Ah, Cak Imin lagi guyonan. Ketum PKB ini terlihat gak ada beban ketika mewacanakan pemilu ditunda. Kenapa gak ada beban? Karena bukan mau dia.
Mana ada partai ingin pemilu ditunda? Pemilu itu “masa panen”. Setiap partai sedang buka lapak. Bisa tutup gegara pemilu ditunda.
Publik mafhum, pemilu itu adalah momen partai cari logistik. Calon bupati, sekian. Calon walikota, sekian. Calon gubernur, sekian. Atas nama uang tiket, logistik atau apapun. Partai ini ingin jadi penguasa daerah sana, partai anu ingin berkuasa di daerah sini. Mosok mau tutup?
Kok bicara pemilu ditunda? Itu guyonan. Tapi guyonan serius. Untuk menyenangkan pihak yang memintanya. Kalau direspon, ok. Gak ada respon, Cak Imin pasti sudah tahu akan ada penolakan. Toh gak ada risiko politiknya, baik bagi Cak Imin maupun PKB.

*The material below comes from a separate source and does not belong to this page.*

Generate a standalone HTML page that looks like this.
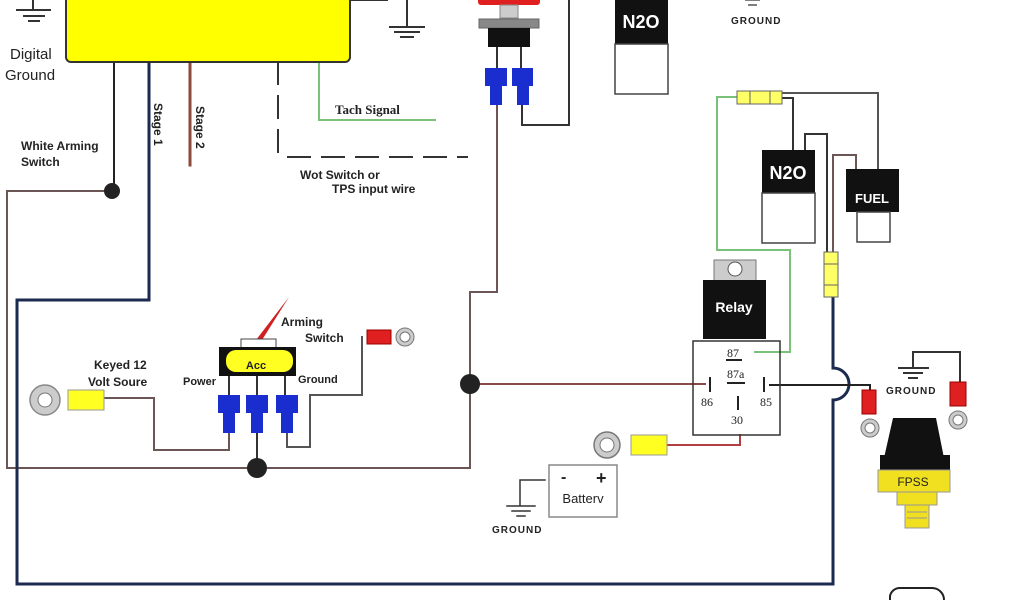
<!DOCTYPE html>
<html><head><meta charset="utf-8"><style>
html,body{margin:0;padding:0;background:#fff;width:1024px;height:600px;overflow:hidden}
svg{display:block}
text{font-family:"Liberation Sans",sans-serif;font-weight:bold;fill:#222}
</style></head><body>
<svg width="1024" height="600" viewBox="0 0 1024 600" xmlns="http://www.w3.org/2000/svg">
<g fill="none" stroke-linecap="square">
<!-- top-left ground -->
<g stroke="#333" stroke-width="2"><path d="M33 0V10M17 10H50M24 16H44M29 21H39"/></g>
<!-- ground right of box -->
<g stroke="#333" stroke-width="2"><path d="M350 0H387M407 0V27M390 27H424M395 32H419M401 37H413"/></g>
<!-- white arming wire -->
<path d="M114 62V191M112 191H7V468H470V292H497V105" stroke="#6b5555" stroke-width="2"/>
<path d="M114 62V191" stroke="#222" stroke-width="2"/>
<!-- navy loop -->
<path d="M149 62V300H17V584H833V400M833 368V297" stroke="#1c2a50" stroke-width="3"/>
<path d="M833 368A16 16 0 0 1 833 400" stroke="#1c2a50" stroke-width="3"/>
<!-- stage 2 -->
<path d="M190 62V165" stroke="#8b4a3a" stroke-width="3"/>
<!-- dashed -->
<path d="M278 62V155M288 157H467" stroke="#333" stroke-width="2" stroke-dasharray="22,12"/>
<!-- tach -->
<path d="M319 62V120H435" stroke="#7ac27a" stroke-width="2"/>
<!-- button wires -->
<path d="M497 47V70M521 47V70" stroke="#333" stroke-width="2"/>
<path d="M522 105V125H569V0" stroke="#333" stroke-width="2"/>
<!-- keyed wire -->
<path d="M104 398H154V450H229V430" stroke="#6b5555" stroke-width="2"/>
<path d="M257 430V468" stroke="#333" stroke-width="2"/>
<path d="M287 430V447H310V395H362V337" stroke="#555" stroke-width="2"/>
<path d="M229 376V397M257 376V397M285 376V397" stroke="#333" stroke-width="2"/>
<!-- to relay 86 -->
<path d="M470 384H705" stroke="#8b4a4a" stroke-width="2"/>
<!-- green relay 87 -->
<path d="M737 97H717V250H790V352H755" stroke="#7ac27a" stroke-width="2"/>
<!-- fuse wires -->
<path d="M782 93H878V170" stroke="#555" stroke-width="2"/>
<path d="M782 98H793V150" stroke="#333" stroke-width="2"/>
<path d="M805 150V134H827V252" stroke="#333" stroke-width="2"/>
<path d="M833 252V155H856V169" stroke="#6b5555" stroke-width="2"/>
<!-- 85 wire -->
<path d="M770 385H870V392" stroke="#222" stroke-width="2"/>
<!-- 30 wire -->
<path d="M667 445H740V435" stroke="#b04040" stroke-width="2"/>
<!-- battery ground -->
<g stroke="#333" stroke-width="1.5"><path d="M545 480H520V506M507 506H535M512 511H530M517 516H525"/></g>
<!-- right ground -->
<g stroke="#333" stroke-width="2"><path d="M913 367V352H960V382M899 368H928M904 373H922M909 378H917"/></g>
</g>

<!-- yellow box -->
<rect x="66" y="-12" width="284" height="74" rx="5" fill="#ffff00" stroke="#333" stroke-width="2"/>

<!-- dots -->
<circle cx="112" cy="191" r="8" fill="#222"/>
<circle cx="470" cy="384" r="10" fill="#222"/>
<circle cx="257" cy="468" r="10" fill="#222"/>

<!-- red button -->
<rect x="478" y="-4" width="62" height="9" rx="3" fill="#e02020"/>
<rect x="500" y="5" width="18" height="13" fill="#ccc" stroke="#888"/>
<rect x="479" y="19" width="60" height="9" fill="#888" stroke="#666"/>
<rect x="488" y="28" width="42" height="19" fill="#111"/>
<g fill="#1a2ed0"><rect x="485" y="68" width="22" height="18"/><rect x="490" y="86" width="12" height="19"/><rect x="512" y="68" width="21" height="18"/><rect x="517" y="86" width="12" height="19"/></g>

<!-- N2O top -->
<rect x="615" y="-2" width="53" height="46" fill="#111"/>
<rect x="615" y="44" width="53" height="50" fill="#fff" stroke="#444" stroke-width="1.5"/>
<text x="641" y="28" font-size="18" text-anchor="middle" style="fill:#fff">N2O</text>
<g stroke="#555" stroke-width="1.5"><path d="M745 0H760M748 5H757"/></g>
<text x="731" y="24" font-size="10" style="letter-spacing:1px">GROUND</text>

<!-- fuse top -->
<rect x="737" y="91" width="45" height="13" fill="#ffff66" stroke="#666"/>
<path d="M750 91V104M770 91V104" stroke="#666"/>
<!-- N2O mid -->
<rect x="762" y="150" width="53" height="43" fill="#111"/>
<rect x="762" y="193" width="53" height="50" fill="#fff" stroke="#444" stroke-width="1.5"/>
<text x="788" y="179" font-size="18" text-anchor="middle" style="fill:#fff">N2O</text>
<!-- FUEL -->
<rect x="846" y="169" width="53" height="43" fill="#111"/>
<rect x="857" y="212" width="33" height="30" fill="#fff" stroke="#444" stroke-width="1.5"/>
<text x="872" y="203" font-size="13" text-anchor="middle" style="fill:#fff">FUEL</text>
<!-- fuse vertical -->
<rect x="824" y="252" width="14" height="45" fill="#ffff66" stroke="#666"/>
<path d="M824 264H838M824 285H838" stroke="#666"/>

<!-- relay -->
<rect x="714" y="260" width="42" height="21" fill="#ccc" stroke="#777"/>
<circle cx="735" cy="269" r="7" fill="#fff" stroke="#555"/>
<rect x="703" y="280" width="63" height="59" fill="#111"/>
<text x="734" y="312" font-size="14" text-anchor="middle" style="fill:#fff">Relay</text>
<rect x="693" y="341" width="87" height="94" fill="none" stroke="#333" stroke-width="1.5"/>
<g stroke="#222" stroke-width="2"><path d="M726 360H742M727 383H745M710 377V392M764 377V392M738 396V410"/></g>
<g font-family="Liberation Serif" font-size="12"><text x="727" y="357" style="font-family:'Liberation Serif',serif;font-weight:normal">87</text>
<text x="727" y="378" style="font-family:'Liberation Serif',serif;font-weight:normal">87a</text>
<text x="701" y="406" style="font-family:'Liberation Serif',serif;font-weight:normal">86</text>
<text x="760" y="406" style="font-family:'Liberation Serif',serif;font-weight:normal">85</text>
<text x="731" y="424" style="font-family:'Liberation Serif',serif;font-weight:normal">30</text></g>

<!-- battery ring -->
<circle cx="607" cy="445" r="13" fill="#ccc" stroke="#777" stroke-width="1.5"/>
<circle cx="607" cy="445" r="7" fill="#fff" stroke="#777"/>
<rect x="631" y="435" width="36" height="20" fill="#ffff22" stroke="#999"/>
<rect x="549" y="465" width="68" height="52" fill="#fff" stroke="#888" stroke-width="1.5"/>
<text x="561" y="482" font-size="16">-</text><text x="596" y="484" font-size="18">+</text>
<text x="583" y="503" font-size="13" text-anchor="middle" style="font-weight:normal">Batterv</text>
<text x="492" y="533" font-size="10" style="letter-spacing:1px">GROUND</text>

<!-- FPSS connectors -->
<rect x="862" y="390" width="14" height="24" fill="#e02020" stroke="#900"/>
<circle cx="870" cy="428" r="9" fill="#ccc" stroke="#777"/><circle cx="870" cy="428" r="5" fill="#fff" stroke="#777"/>
<rect x="950" y="382" width="16" height="24" fill="#e02020" stroke="#900"/>
<circle cx="958" cy="420" r="9" fill="#ccc" stroke="#777"/><circle cx="958" cy="420" r="5" fill="#fff" stroke="#777"/>
<text x="886" y="394" font-size="10" style="letter-spacing:1px">GROUND</text>
<polygon points="893,418 936,418 944,458 884,458" fill="#111"/>
<rect x="880" y="455" width="70" height="15" fill="#111"/>
<rect x="878" y="470" width="72" height="22" fill="#f0e020" stroke="#999"/>
<text x="913" y="486" font-size="12" text-anchor="middle" style="font-weight:normal">FPSS</text>
<rect x="897" y="492" width="40" height="13" fill="#f0e020" stroke="#999"/>
<rect x="905" y="505" width="24" height="23" fill="#f0e020" stroke="#999"/>
<path d="M907 512H927M907 518H927" stroke="#999"/>
<path d="M890 600V596A10 10 0 0 1 900 588H932A12 12 0 0 1 944 600" fill="none" stroke="#222" stroke-width="2"/>

<!-- switch -->
<polygon points="256,340 262,340 289,297" fill="#d02020"/>
<rect x="241" y="339" width="35" height="9" fill="#fff" stroke="#444"/>
<rect x="219" y="347" width="77" height="29" fill="#111"/>
<rect x="226" y="350" width="67" height="22" rx="10" fill="#ffff22"/>
<text x="256" y="369" font-size="11" text-anchor="middle">Acc</text>
<g fill="#1a2ed0"><rect x="218" y="395" width="22" height="18"/><rect x="223" y="413" width="12" height="20"/><rect x="246" y="395" width="22" height="18"/><rect x="251" y="413" width="12" height="20"/><rect x="276" y="395" width="22" height="18"/><rect x="281" y="413" width="12" height="20"/></g>
<!-- keyed ring -->
<circle cx="45" cy="400" r="15" fill="#ccc" stroke="#888" stroke-width="1.5"/>
<circle cx="45" cy="400" r="7" fill="#fff" stroke="#777"/>
<rect x="68" y="390" width="36" height="20" fill="#ffff22" stroke="#999"/>
<!-- arming ring -->
<rect x="367" y="330" width="24" height="14" fill="#e02020" stroke="#900"/>
<circle cx="405" cy="337" r="9" fill="#ccc" stroke="#777"/><circle cx="405" cy="337" r="5" fill="#fff" stroke="#777"/>

<!-- labels -->
<text x="10" y="59" font-size="15" style="font-weight:normal">Digital</text>
<text x="5" y="80" font-size="15" style="font-weight:normal">Ground</text>
<text x="21" y="150" font-size="12">White Arming</text>
<text x="21" y="166" font-size="12">Switch</text>
<text transform="translate(154,103) rotate(90)" font-size="12">Stage 1</text>
<text transform="translate(196,106) rotate(90)" font-size="12">Stage 2</text>
<text x="335" y="114" font-size="13" style="font-family:'Liberation Serif',serif">Tach Signal</text>
<text x="300" y="179" font-size="12">Wot Switch or</text>
<text x="332" y="193" font-size="12">TPS input wire</text>
<text x="94" y="369" font-size="12">Keyed 12</text>
<text x="88" y="386" font-size="12">Volt Soure</text>
<text x="183" y="385" font-size="11">Power</text>
<text x="298" y="383" font-size="11">Ground</text>
<text x="281" y="326" font-size="12">Arming</text>
<text x="305" y="342" font-size="12">Switch</text>
</svg>
</body></html>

Bagaimana dengan Zulkifli Hasan, ketum PAN? Nah, ini berisiko. Bahkan sangat berisiko. Konstituen PAN beda dengan PKB. Di PAN, penundaan pemilu sangat sensitif. Apalagi, PAN sekarang sedang mendapat rival serius dari Partai Umat dan Partai Pelita. Sama-sama diinisiasi berdirinya oleh dua mantan ketum Muhammadiyah, yaitu Amien Rais dan Din Syamsuddin.
Sekali ikut usul tunda pemilu, Zulkifli Hasan dihajar oleh kadernya sendiri. Minta maaf dan tarik pernyataan, atau KLB. Ngeri-ngeri sedap.
Anak buah Zulkifli pun kemudian membuka semua kronologi, sampai menyinggung pihak istana dalam kaitan wacana tunda pemilu ini. Detail dan gamblang. Maju kena, mundur kena. Gak cerita, diancam KLB dan potensial ditinggal konstituen. Cerita, pihak istana bisa marah. Risiko politik!
Sementara Airlangga Hartarto, ketum Golkar, tampak adem ayem. Kader Golkar lebih matang dalam menyelesaikan konflik internal. Tahu-tahu ketum diganti. Seringkali ada hal yang mengejutkan di Golkar, tanpa hiruk pikut di luar.
Yang pasti, reaksi dari berbagai pihak terhadap pemilu ditunda sangat besar. Dan gelombangnya terus membesar setelah PDIP menabuh genderang penolakan. Diikuti oleh lima partai yang lain.
Muhammadiyah melalui sekjennya secara lantang membuat pernyataan menolak pemilu ditunda. MUI juga menolak. Para akademisi sekelas Prof. Dr. Azumardi, penolakannya juga sangat keras. Bahkan meminta rakyat terus waspada, gak boleh lengah dengan manuver penundaan pemilu ini. Padahal kita tahu, guru besar UIN ini jarang ikut campur persoalan politik praktis di Indonesia. Terkait wacana pemilu ditunda ini, Azumardi bersikap tegas, bahkan keras. Waspadalah… Waspadalah… Waspadalah… Itu kira-kira yang digaungkan guru besar dan cendikiawan muslim yang satu ini.
Malah ada yang ancam mau gerakkan massa. Makin ngeri-ngeri sedap. Tapi memang, risiko sosial dan politik terlihat begitu sangat terasa jika pemilu dipaksakan untuk ditunda. Pendukung Presiden Jokowi sendiri banyak yang tidak setuju.
Soal manuver tunda pemilu, ini tidak ada hubungan lagi dengan siapa dukung siapa. Ini soal komitmen pada konstitusi. Terkait ini, PDIP dan lima partai yang menolak tegas: tunda pemilu itu inkonstitusional.
Dari hasil survei, penolakan partai-partai, hingga pernyataan ormas besar dan MUI, mudah ditarik kesimpulan bahwa menunda pemilu itu inkonstitusional dan berpotensi akan menimbulkan gejolak sosial dan politik yang dahsyat.